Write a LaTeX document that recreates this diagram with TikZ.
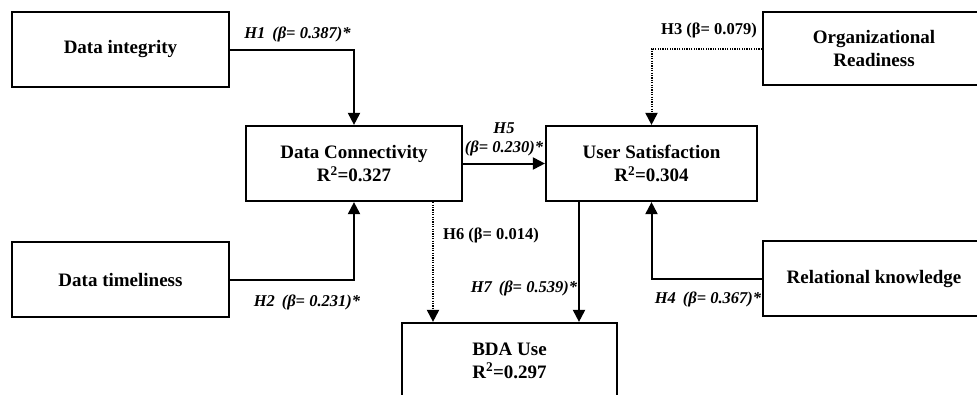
\documentclass[tikz,border=0pt]{standalone}
\usepackage{fontspec}
\setmainfont{Liberation Serif}
\usetikzlibrary{arrows.meta}

\begin{document}
\begin{tikzpicture}[x=1pt, y=-1pt,
    box/.style={draw, line width=2.2pt, align=center, font=\bfseries\fontsize{19}{23}\selectfont,
                inner sep=0pt},
    arr/.style={line width=2pt, -{Triangle[length=12pt,width=12pt]}},
    dotarr/.style={arr, dash pattern=on 1.2pt off 1.2pt},
    hlab/.style={font=\bfseries\itshape\fontsize{16.5}{19}\selectfont, inner sep=0pt},
    hlabup/.style={font=\bfseries\fontsize{16.5}{19}\selectfont, inner sep=0pt}]
    \useasboundingbox (0,0) rectangle (977,394);
    \clip (0,0) rectangle (977,394);

    \node[box, minimum width=217pt, minimum height=75pt] (integ) at (120.5,49.5) {Data integrity};
    \node[box, minimum width=217pt, minimum height=75pt] (timel) at (120.5,279.5) {Data timeliness};
    \node[box, minimum width=216pt, minimum height=75pt] (conn) at (354,163.5) {Data Connectivity\\R\textsuperscript{2}=0.327};
    \node[box, minimum width=211pt, minimum height=75pt] (usat) at (651.5,163.5) {User Satisfaction\\R\textsuperscript{2}=0.304};
    \node[box, minimum width=222pt, minimum height=73pt] (orgr) at (874,48.5) {Organizational\\Readiness};
    \node[box, minimum width=222pt, minimum height=75pt] (rel) at (874,278.5) {Relational knowledge};
    \node[box, minimum width=215pt, minimum height=75pt] (bda) at (509.5,360.5) {BDA Use\\R\textsuperscript{2}=0.297};

    \draw[arr] (integ.east) -| (conn.north);
    \draw[arr] (timel.east) -| (conn.south);
    \draw[arr] (conn.east) -- (usat.west);
    \draw[dotarr] (orgr.west) -| (usat.north);
    \draw[arr] (rel.west) -| (usat.south);
    \draw[dotarr] ([xshift=79pt]conn.south) -- ([xshift=79pt]conn.south |- bda.north);
    \draw[arr] ([xshift=-72.5pt]usat.south) -- ([xshift=-72.5pt]usat.south |- bda.north);

    \node[hlab] (lh1) at (297.5,34) {H1 \,(β= 0.387)*};
    \node[hlab] (lh2) at (307,302) {H2 \,(β= 0.231)*};
    \node[hlabup] (lh3) at (709,30) {H3 (β= 0.079)};
    \node[hlab] (lh4) at (708,299) {H4 \,(β= 0.367)*};
    \node[hlab, align=center] (lh5) at (504,139) {H5\\(β= 0.230)*};
    \node[hlabup] (lh6) at (491,235) {H6 (β= 0.014)};
    \node[hlab] (lh7) at (524,288) {H7 \,(β= 0.539)*};
\end{tikzpicture}
\end{document}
━━━━
** Written problem **
Restate the whole listing above exactly, except for its images.

** Answer to the task **
Write a LaTeX document that recreates this diagram with TikZ.
\documentclass[tikz,border=0pt]{standalone}
\usepackage{fontspec}
\setmainfont{Liberation Serif}
\usetikzlibrary{arrows.meta}

\begin{document}
\begin{tikzpicture}[x=1pt, y=-1pt,
    box/.style={draw, line width=2.2pt, align=center, font=\bfseries\fontsize{19}{23}\selectfont,
                inner sep=0pt},
    arr/.style={line width=2pt, -{Triangle[length=12pt,width=12pt]}},
    dotarr/.style={arr, dash pattern=on 1.2pt off 1.2pt},
    hlab/.style={font=\bfseries\itshape\fontsize{16.5}{19}\selectfont, inner sep=0pt},
    hlabup/.style={font=\bfseries\fontsize{16.5}{19}\selectfont, inner sep=0pt}]
    \useasboundingbox (0,0) rectangle (977,394);
    \clip (0,0) rectangle (977,394);

    \node[box, minimum width=217pt, minimum height=75pt] (integ) at (120.5,49.5) {Data integrity};
    \node[box, minimum width=217pt, minimum height=75pt] (timel) at (120.5,279.5) {Data timeliness};
    \node[box, minimum width=216pt, minimum height=75pt] (conn) at (354,163.5) {Data Connectivity\\R\textsuperscript{2}=0.327};
    \node[box, minimum width=211pt, minimum height=75pt] (usat) at (651.5,163.5) {User Satisfaction\\R\textsuperscript{2}=0.304};
    \node[box, minimum width=222pt, minimum height=73pt] (orgr) at (874,48.5) {Organizational\\Readiness};
    \node[box, minimum width=222pt, minimum height=75pt] (rel) at (874,278.5) {Relational knowledge};
    \node[box, minimum width=215pt, minimum height=75pt] (bda) at (509.5,360.5) {BDA Use\\R\textsuperscript{2}=0.297};

    \draw[arr] (integ.east) -| (conn.north);
    \draw[arr] (timel.east) -| (conn.south);
    \draw[arr] (conn.east) -- (usat.west);
    \draw[dotarr] (orgr.west) -| (usat.north);
    \draw[arr] (rel.west) -| (usat.south);
    \draw[dotarr] ([xshift=79pt]conn.south) -- ([xshift=79pt]conn.south |- bda.north);
    \draw[arr] ([xshift=-72.5pt]usat.south) -- ([xshift=-72.5pt]usat.south |- bda.north);

    \node[hlab] (lh1) at (297.5,34) {H1 \,(β= 0.387)*};
    \node[hlab] (lh2) at (307,302) {H2 \,(β= 0.231)*};
    \node[hlabup] (lh3) at (709,30) {H3 (β= 0.079)};
    \node[hlab] (lh4) at (708,299) {H4 \,(β= 0.367)*};
    \node[hlab, align=center] (lh5) at (504,139) {H5\\(β= 0.230)*};
    \node[hlabup] (lh6) at (491,235) {H6 (β= 0.014)};
    \node[hlab] (lh7) at (524,288) {H7 \,(β= 0.539)*};
\end{tikzpicture}
\end{document}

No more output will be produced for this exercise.